I did, yes. It contained literally nothing which refutes the point that 'this worked for the French police force' does not mean 'therefore, this will work in literally any situation for any organization at any time'.
The article does have a warning against being locked into proprietary monocultures, which is what I assume you're getting at. But that doesn't help if Munich was [i]already locked into such a monoculture[/i] prior to the attempt to switch, which is what usually gets ignored in these endless Linux-always-good-Microsoft-always-bad dickwaving exercises.
And Munich probably was already locked into one in just such a manner. If we ignore the clearly-bollocks claims that they couldn't get email working (80% of their estate have been moved to Linux and have been working on it for 5+ years, so we can forget stupid claims like that) and other such rubbish, what you actually have is a bunch of non-Linux compatible systems that Munich is locked into, and a lot of money being spent to try and create Linux-compatible variants, to the point it cost some 80% more than just paying the Windows licenses would have over ten years. And they were still paying for Windows.

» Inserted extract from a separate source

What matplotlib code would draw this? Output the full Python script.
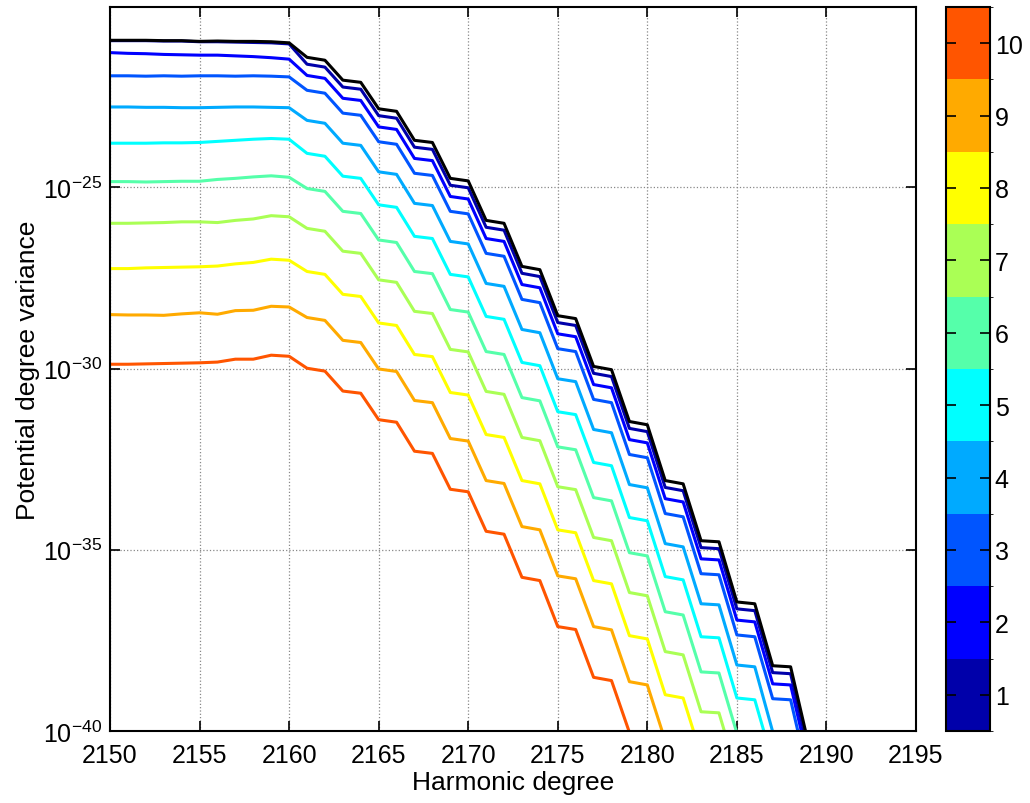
import matplotlib
matplotlib.use('Agg')
import matplotlib.pyplot as plt
import numpy as np
from matplotlib.colors import ListedColormap, BoundaryNorm
from matplotlib.cm import ScalarMappable

plt.rcParams['font.family'] = ['Liberation Sans', 'DejaVu Sans']
plt.rcParams['mathtext.fontset'] = 'custom'
plt.rcParams['mathtext.rm'] = 'Liberation Sans'
plt.rcParams['mathtext.it'] = 'Liberation Sans'

# harmonic degrees
degrees = np.arange(2150, 2190)

# log10 of potential degree variance
black = [-20.94, -20.94, -20.94, -20.95, -20.95, -20.97, -20.96, -20.97, -20.97, -20.98,
         -21.01, -21.41, -21.49, -22.04, -22.10, -22.83, -22.90, -23.70, -23.76, -24.75,
         -24.82, -25.91, -25.99, -27.18, -27.27, -28.54, -28.62, -29.94, -30.03, -31.46,
         -31.55, -33.09, -33.18, -34.75, -34.78, -36.44, -36.49, -38.20, -38.23, -40.36]
line1 = [-20.95, -20.95, -20.95, -20.96, -20.96, -20.98, -20.98, -20.99, -21.00, -21.01,
         -21.04, -21.60, -21.68, -22.23, -22.29, -23.02, -23.09, -23.89, -23.95, -24.94,
         -25.01, -26.10, -26.18, -27.37, -27.46, -28.73, -28.81, -30.13, -30.22, -31.65,
         -31.74, -33.28, -33.37, -34.94, -34.97, -36.63, -36.68, -38.39, -38.42, -40.55]
line2 = [-21.28, -21.30, -21.31, -21.33, -21.34, -21.35, -21.35, -21.37, -21.39, -21.42,
         -21.46, -21.91, -21.99, -22.54, -22.60, -23.33, -23.40, -24.20, -24.26, -25.25,
         -25.32, -26.41, -26.49, -27.68, -27.77, -29.04, -29.12, -30.44, -30.53, -31.96,
         -32.05, -33.59, -33.68, -35.25, -35.28, -36.94, -36.99, -38.70, -38.73, -40.86]
line3 = [-21.92, -21.92, -21.93, -21.92, -21.93, -21.92, -21.92, -21.93, -21.92, -21.93,
         -21.95, -22.32, -22.40, -22.95, -23.01, -23.74, -23.81, -24.61, -24.67, -25.66,
         -25.73, -26.82, -26.90, -28.09, -28.18, -29.45, -29.53, -30.85, -30.94, -32.37,
         -32.46, -34.00, -34.09, -35.66, -35.69, -37.35, -37.40, -39.11, -39.14, -41.27]
line4 = [-22.78, -22.78, -22.79, -22.79, -22.80, -22.80, -22.79, -22.78, -22.78, -22.79,
         -22.80, -23.15, -23.23, -23.78, -23.84, -24.57, -24.64, -25.44, -25.50, -26.49,
         -26.56, -27.65, -27.73, -28.92, -29.01, -30.28, -30.36, -31.68, -31.77, -33.20,
         -33.29, -34.83, -34.92, -36.49, -36.52, -38.18, -38.23, -40.02, -40.05, -42.10]
line5 = [-23.78, -23.78, -23.78, -23.77, -23.77, -23.76, -23.73, -23.70, -23.67, -23.65,
         -23.67, -24.06, -24.14, -24.69, -24.75, -25.48, -25.55, -26.35, -26.41, -27.40,
         -27.47, -28.56, -28.64, -29.83, -29.92, -31.19, -31.27, -32.59, -32.68, -34.11,
         -34.20, -35.74, -35.83, -37.40, -37.43, -39.09, -39.14, -40.85, -40.88, -43.01]
line6 = [-24.84, -24.84, -24.85, -24.84, -24.83, -24.83, -24.78, -24.75, -24.71, -24.68,
         -24.72, -25.03, -25.11, -25.66, -25.72, -26.45, -26.52, -27.32, -27.38, -28.37,
         -28.44, -29.53, -29.61, -30.80, -30.89, -32.16, -32.24, -33.56, -33.65, -35.08,
         -35.17, -36.71, -36.80, -38.37, -38.40, -40.06, -40.11, -41.82, -41.85, -43.98]
line7 = [-25.99, -25.99, -25.98, -25.97, -25.95, -25.95, -25.97, -25.91, -25.87, -25.78,
         -25.81, -26.13, -26.21, -26.76, -26.82, -27.55, -27.62, -28.42, -28.48, -29.47,
         -29.54, -30.63, -30.71, -31.90, -31.99, -33.26, -33.34, -34.66, -34.75, -36.18,
         -36.27, -37.81, -37.90, -39.47, -39.50, -41.16, -41.21, -42.92, -42.95, -45.08]
line8 = [-27.24, -27.24, -27.22, -27.21, -27.20, -27.19, -27.17, -27.11, -27.07, -26.98,
         -27.01, -27.32, -27.40, -27.95, -28.01, -28.74, -28.81, -29.61, -29.67, -30.66,
         -30.73, -31.82, -31.90, -33.09, -33.18, -34.45, -34.53, -35.85, -35.94, -37.37,
         -37.46, -39.00, -39.09, -40.66, -40.69, -42.35, -42.40, -44.11, -44.14, -46.27]
line9 = [-28.51, -28.52, -28.52, -28.53, -28.49, -28.46, -28.50, -28.40, -28.39, -28.28,
         -28.30, -28.59, -28.67, -29.22, -29.28, -30.01, -30.08, -30.88, -30.94, -31.93,
         -32.00, -33.09, -33.17, -34.36, -34.45, -35.72, -35.80, -37.12, -37.21, -38.64,
         -38.73, -40.27, -40.36, -41.93, -41.96, -43.62, -43.67, -45.38, -45.41, -47.54]
line10 = [-29.88, -29.88, -29.87, -29.86, -29.85, -29.84, -29.82, -29.74, -29.74, -29.63,
          -29.66, -29.99, -30.07, -30.62, -30.68, -31.41, -31.48, -32.28, -32.34, -33.33,
          -33.40, -34.49, -34.57, -35.76, -35.85, -37.12, -37.20, -38.52, -38.61, -40.04,
          -40.13, -41.67, -41.76, -43.33, -43.36, -45.02, -45.07, -46.78, -46.81, -48.94]

series = [line1, line2, line3, line4, line5, line6, line7, line8, line9, line10]
levels = list(range(1, 11))

# MATLAB jet(10)
jet10 = [(0, 0, 0.6667), (0, 0, 1), (0, 0.3333, 1), (0, 0.6667, 1), (0, 1, 1),
         (0.3333, 1, 0.6667), (0.6667, 1, 0.3333), (1, 1, 0), (1, 0.6667, 0), (1, 0.3333, 0)]

fig = plt.figure(figsize=(10.3, 8.04), dpi=100)
ax = fig.add_axes([0.1068, 0.0896, 0.7825, 0.9005])

for vals, col in zip(series[::-1], jet10[::-1]):
    ax.semilogy(degrees, 10.0 ** np.array(vals), color=col, lw=2.2)
ax.semilogy(degrees, 10.0 ** np.array(black), color='black', lw=2.2)

ax.set_xlim(2150, 2195)
ax.set_ylim(1e-40, 10 ** -20.02)
ax.set_xticks(np.arange(2150, 2196, 5))
ax.set_yticks([1e-40, 1e-35, 1e-30, 1e-25])
ax.set_yticklabels([r'$10^{-40}$', r'$10^{-35}$', r'$10^{-30}$', r'$10^{-25}$'])
ax.yaxis.set_minor_locator(matplotlib.ticker.NullLocator())
ax.grid(True, which='major', color='#888888', linestyle=':', linewidth=0.9)
ax.tick_params(direction='in', top=True, right=True, length=7, width=1.2, labelsize=18)
ax.tick_params(axis='x', pad=9)
ax.tick_params(axis='y', pad=6)
for s in ax.spines.values():
    s.set_linewidth(1.5)
ax.set_xlabel('Harmonic degree', fontsize=19, labelpad=2)
ax.set_ylabel('Potential degree variance', fontsize=19, labelpad=2)

cax = fig.add_axes([0.9184, 0.0896, 0.0427, 0.9005])
cmap = ListedColormap(jet10)
norm = BoundaryNorm(np.arange(0.5, 11, 1), cmap.N)
cb = fig.colorbar(ScalarMappable(norm=norm, cmap=cmap), cax=cax, ticks=levels)
cb.outline.set_linewidth(1.5)
cax.tick_params(direction='in', left=True, right=True, length=7, width=1.2, labelsize=18)

fig.savefig('out.png', dpi=100)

That's how shit like this actually works in the real world. Big software or support contracts signed over multiple-year terms - like, say, a municipal administration would take - often give you a reduced price, but have penalty clauses for early termination. Just as many buildings get built just because cancelling the contracts to build them would be more expensive than just finishing construction, the same applies to government IT contracts. Plenty of those awful uk.gov IT projects that ran for years before being quietly dropped were only kept going because the escape clause was more expensive than the remaining run time on the contract would be.

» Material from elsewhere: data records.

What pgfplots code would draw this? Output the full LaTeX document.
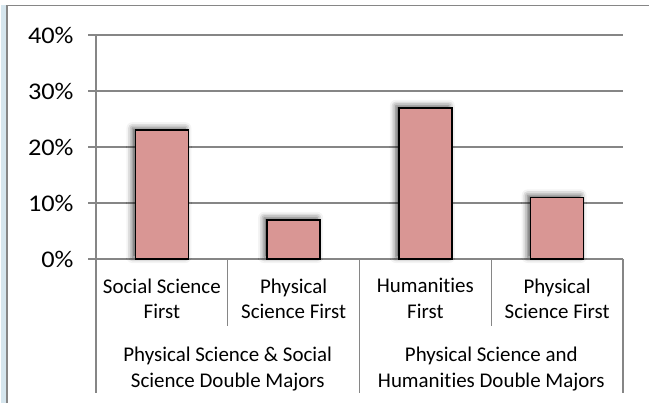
\documentclass[border=0pt]{standalone}
\usepackage{fontspec}
\setmainfont{Carlito}[Ligatures=NoCommon]
\newfontfamily\yfont{Carlito}[FakeStretch=1.1]
\usepackage{pgfplots}
\pgfplotsset{compat=1.18}
\usetikzlibrary{shadows.blur}
\definecolor{barfill}{RGB}{217,150,148}
\definecolor{gridgray}{RGB}{134,134,134}
\definecolor{frameblue}{RGB}{214,230,238}
\begin{document}
\begin{tikzpicture}[x=1bp,y=1bp]
\useasboundingbox (0,0) rectangle (649,406);
\fill[frameblue] (1,3) rectangle (6,401);
\draw[gridgray, line width=1.2bp] (7,3) -- (7,400.5) -- (649,400.5);
\begin{axis}[
  at={(96bp,147bp)}, anchor=south west,
  scale only axis, width=527bp, height=224bp,
  xmin=-0.5, xmax=3.5, ymin=0, ymax=40,
  axis x line*=bottom, axis y line*=left,
  axis line style={gridgray, line width=1.2bp, -},
  clip=false,
  ytick={0,10,20,30,40},
  yticklabel={\pgfmathprintnumber[assume math mode=true]{\tick}\%},
  ymajorgrids, grid style={gridgray, line width=1.2bp},
  tick align=outside, major tick length=8bp,
  ytick style={gridgray, line width=1.2bp},
  yticklabel style={font=\yfont\fontsize{24}{28}\selectfont, text=black, xshift=-11bp},
  xtick={0,1,2,3},
  xticklabels={{Social Science\\First},{Physical\\Science First},{Humanities\\First},{Physical\\Science First}},
  xtick style={draw=none},
  xticklabel style={align=center, font=\fontsize{21}{25.5}\selectfont, text=black, yshift=-8bp},
]
\addplot[ybar, bar width=53bp, fill=barfill, draw=black, line width=1.5bp,
  blur shadow={shadow xshift=-3bp, shadow yshift=2bp, shadow blur radius=6bp, shadow opacity=70}]
  coordinates {(0,23) (1,7) (2,27) (3,11)};
\draw[gridgray, line width=1.2bp] (axis cs:-0.5,0) -- ([yshift=-134bp]axis cs:-0.5,0);
\draw[gridgray, line width=1.2bp] (axis cs:1.5,0) -- ([yshift=-134bp]axis cs:1.5,0);
\draw[gridgray, line width=1.2bp] (axis cs:3.5,0) -- ([yshift=-134bp]axis cs:3.5,0);
\draw[gridgray, line width=1.2bp] (axis cs:0.5,0) -- ([yshift=-67bp]axis cs:0.5,0);
\draw[gridgray, line width=1.2bp] (axis cs:2.5,0) -- ([yshift=-67bp]axis cs:2.5,0);
\node[align=center, font=\fontsize{21}{25.5}\selectfont, yshift=-110bp] at (axis cs:0.5,0) {Physical Science \& Social\\Science Double Majors};
\node[align=center, font=\fontsize{21}{25.5}\selectfont, yshift=-110bp] at (axis cs:2.5,0) {Physical Science and\\Humanities Double Majors};
\end{axis}
\end{tikzpicture}
\end{document}
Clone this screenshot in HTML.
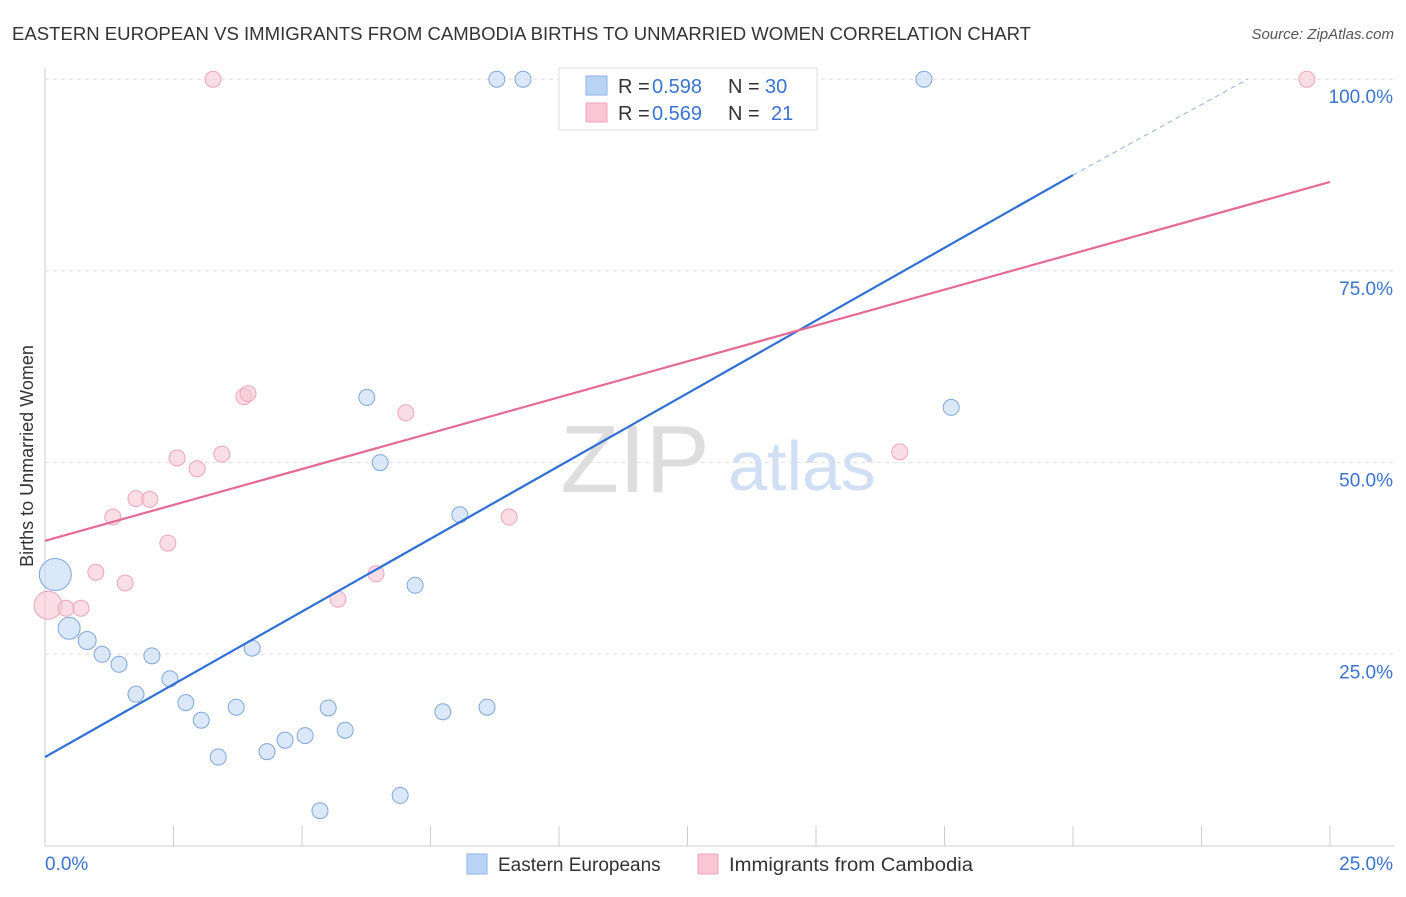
<!DOCTYPE html>
<html><head><meta charset="utf-8"><style>
body{margin:0;background:#fff;font-family:"Liberation Sans",sans-serif}
svg text{font-family:"Liberation Sans",sans-serif}
</style></head><body>
<svg id="c" width="1406" height="892">
<text x="12" y="40" font-size="18" fill="#333" textLength="1019" lengthAdjust="spacingAndGlyphs">EASTERN EUROPEAN VS IMMIGRANTS FROM CAMBODIA BIRTHS TO UNMARRIED WOMEN CORRELATION CHART</text>
<text x="1394" y="39" font-size="15" fill="#555" font-style="italic" text-anchor="end">Source: ZipAtlas.com</text>
<text x="33" y="456" font-size="18" fill="#333" transform="rotate(-90 33 456)" text-anchor="middle">Births to Unmarried Women</text>
<text x="635" y="492" font-size="96" fill="#ddd" font-family="Liberation Serif" text-anchor="middle">ZIP</text>
<text x="802" y="490" font-size="70" fill="#d0dff3" text-anchor="middle">atlas</text>
<g id="grid"></g><g id="marks"></g>
<g>
<rect x="559" y="68" width="258" height="62" fill="#fff" stroke="#ddd"/>
<rect x="586" y="76" width="21" height="19" fill="#b9d3f5" stroke="#8fb3e6"/>
<rect x="586" y="103" width="21" height="19" fill="#f9c6d5" stroke="#eea5bb"/>
<text x="618" y="93" font-size="20" fill="#333">R =</text><text x="652" y="93" font-size="20" fill="#3b74d0">0.598</text>
<text x="728" y="93" font-size="20" fill="#333">N =</text><text x="765" y="93" font-size="20" fill="#3b74d0">30</text>
<text x="618" y="120" font-size="20" fill="#333">R =</text><text x="652" y="120" font-size="20" fill="#3b74d0">0.569</text>
<text x="728" y="120" font-size="20" fill="#333">N =</text><text x="771" y="120" font-size="20" fill="#3b74d0">21</text>
</g>
<g>
<rect x="467" y="854" width="20" height="20" fill="#b9d3f5" stroke="#8fb3e6"/>
<text x="498" y="871" font-size="19" fill="#333">Eastern Europeans</text>
<rect x="698" y="854" width="20" height="20" fill="#f9c6d5" stroke="#eea5bb"/>
<text x="729" y="871" font-size="19" fill="#333" textLength="244" lengthAdjust="spacingAndGlyphs">Immigrants from Cambodia</text>
</g>
</svg>
<script>
const yTicks=[25,50,75,100];
const blueX=[0.2,0.47,0.82,1.11,1.44,1.77,2.08,2.43,2.74,3.04,3.37,3.72,4.03,4.32,4.67,5.06,5.35,5.51,5.84,6.26,6.52,6.91,7.2,7.74,8.07,8.6,8.79,9.3,17.1,17.63];
const blueY=[35.4,28.4,26.8,25.0,23.7,19.8,24.8,21.8,18.7,16.4,11.6,18.1,25.8,12.3,13.8,14.4,4.6,18.0,15.1,58.5,50.0,6.6,34.0,17.5,43.2,18.1,100,100,100,57.2];
const blueR=[16,11,9,8,8,8,8,8,8,8,8,8,8,8,8,8,8,8,8,8,8,8,8,8,8,8,8,8,8,8];
const pinkX=[0.06,0.41,0.7,0.99,1.32,1.56,1.77,2.04,2.39,2.57,2.96,3.27,3.44,3.87,3.95,5.7,6.44,7.02,9.03,16.63,24.55];
const pinkY=[31.4,31.0,31.0,35.7,42.9,34.3,45.3,45.2,39.5,50.6,49.2,100,51.1,58.6,59.0,32.2,35.5,56.5,42.9,51.4,100];
const pinkR=[14,8,8,8,8,8,8,8,8,8,8,8,8,8,8,8,8,8,8,8,8];
const blueLine=[[0,11.6],[20,87.5]], blueDash=[[20,87.5],[23.4,100]];
const pinkLine=[[0,39.8],[25,86.6]];
const X=v=>45+v*51.4, Y=v=>846-v*7.668;
const NS="http://www.w3.org/2000/svg";
function mk(t,a,p){const e=document.createElementNS(NS,t);for(const k in a)e.setAttribute(k,a[k]);p.appendChild(e);return e;}
const g=document.getElementById('grid'), m=document.getElementById('marks');
mk('line',{x1:45,y1:68,x2:45,y2:846,stroke:'#ccc'},g);
mk('line',{x1:45,y1:846,x2:1394,y2:846,stroke:'#ccc'},g);
yTicks.forEach(t=>{const l=mk('line',{x1:45,y1:Y(t),x2:1394,y2:Y(t),stroke:'#ddd','stroke-dasharray':'4 4'},g);


const tx=mk('text',{x:1393,y:Y(t)+24,'font-size':19,fill:'#3b74d0','text-anchor':'end'},g);tx.textContent=t.toFixed(1)+'%';

});
for(let i=1;i<=10;i++){mk('line',{x1:X(i*2.5),y1:826,x2:X(i*2.5),y2:846,stroke:'#ccc'},g);}
let t0=mk('text',{x:45,y:870,'font-size':19,fill:'#3b74d0'},g);t0.textContent='0.0%';


let t1=mk('text',{x:1393,y:870,'font-size':19,fill:'#3b74d0','text-anchor':'end'},g);t1.textContent='25.0%';


function pts(xs,ys,rs,f,s,n){xs.forEach((x,i)=>{const c=mk('circle',{cx:X(x),cy:Y(ys[i]),r:rs[i],fill:f,'fill-opacity':0.6,stroke:s},m);

});}
pts(pinkX,pinkY,pinkR,'#f9c6d5','#eea5bb','cambodia-point');
pts(blueX,blueY,blueR,'#c3d9f5','#7fa7de','eastern-european-point');
const bl=mk('line',{x1:X(blueLine[0][0]),y1:Y(blueLine[0][1]),x2:X(blueLine[1][0]),y2:Y(blueLine[1][1]),stroke:'#2f6fd6','stroke-width':2.2},m);


const bd=mk('line',{x1:X(blueDash[0][0]),y1:Y(blueDash[0][1]),x2:X(blueDash[1][0]),y2:Y(blueDash[1][1]),stroke:'#8fb3e6','stroke-width':1,'stroke-dasharray':'5 4'},m);


const pl=mk('line',{x1:X(pinkLine[0][0]),y1:Y(pinkLine[0][1]),x2:X(pinkLine[1][0]),y2:Y(pinkLine[1][1]),stroke:'#e56b94','stroke-width':2.2},m);


</script>
</body></html>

Personally, I don't think switching back to Windows is a good idea - that's good money after bad at this point, and is going to cost a second fortune (especially since any sane development company which signed up to write Linux versions of software for Munich will have stipulated similarly lucrative escape clauses to their MS-centric counterparts). But it's clear that Munich should not have attempted to switch to Linux in the first place when it did so, and 'Sabotage by Microsoft fans' is not a convincing explanation as to why they're switching back.